Saklamak için uğraştığımız bu nimetlerin hepsi, Peygamberlerin “aleyhimüssalevâtü vetteslîmât” Peygamberlik kaynaklarından gelmektedir. Meleklerin yüksekleri de, bu nimete ortakdırlar. Peygamberlerin “aleyhimüssalevâtü vetteslîmât” izinde gidenlerden dilediklerini de bu nimetle şereflendirirler. Ebû Hüreyre “radıyallâhu anh” hazretleri buyurdu ki (Resûlullah “sallallâhü aleyhi ve sellem” efendimizden iki ilim öğrendim. Bu iki ilmden birini size açıkladım. İkinci ilmi eğer bildirir isem, beni öldürürsünüz). Bu ikinci ilim, gizli olan ilimdir. Bunu herkes anlayamaz. Bu, Allahü teâlânın büyük nimetidir. Bu nimeti dilediğine verir. Allahü teâlâ, büyük nimetler vericidir. Çok kıymetli hocâmin çocuklarına yazılan mektubu, lütfen gözden geçiriniz!

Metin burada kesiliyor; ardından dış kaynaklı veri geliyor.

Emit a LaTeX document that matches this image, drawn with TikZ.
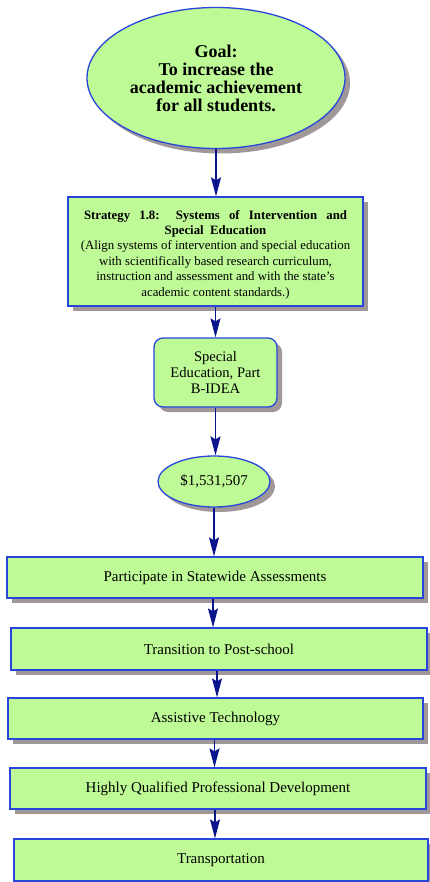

Kıymetli efendim! Bu fakire göre, tasavvufta bidat meydana çıkarmanın çirkinliği, dinde bidat yapmanın çirkinliğinden az değildir. Tasavvufun bereketleri, bidat çıkmadığı müddetçe akar gelir. Tasavvufta bir değişiklik yapılınca, feyizler ve bereketlerin gelmesi de durur. Bunun için tarîkatte bir değişiklik olmamasına çok dikkat etmelidir. Tarîkatten olmayanlarla görüşmemelidir. Her nerede ve her kim olursa olsun, tarîkati değiştiren bir şey görülürse, zorla ve elbette önlemelidir. Tarîkatin doğrusunu kuvvetlendirmeli ve yaymalıdır. Vesselâm, vel-ikram.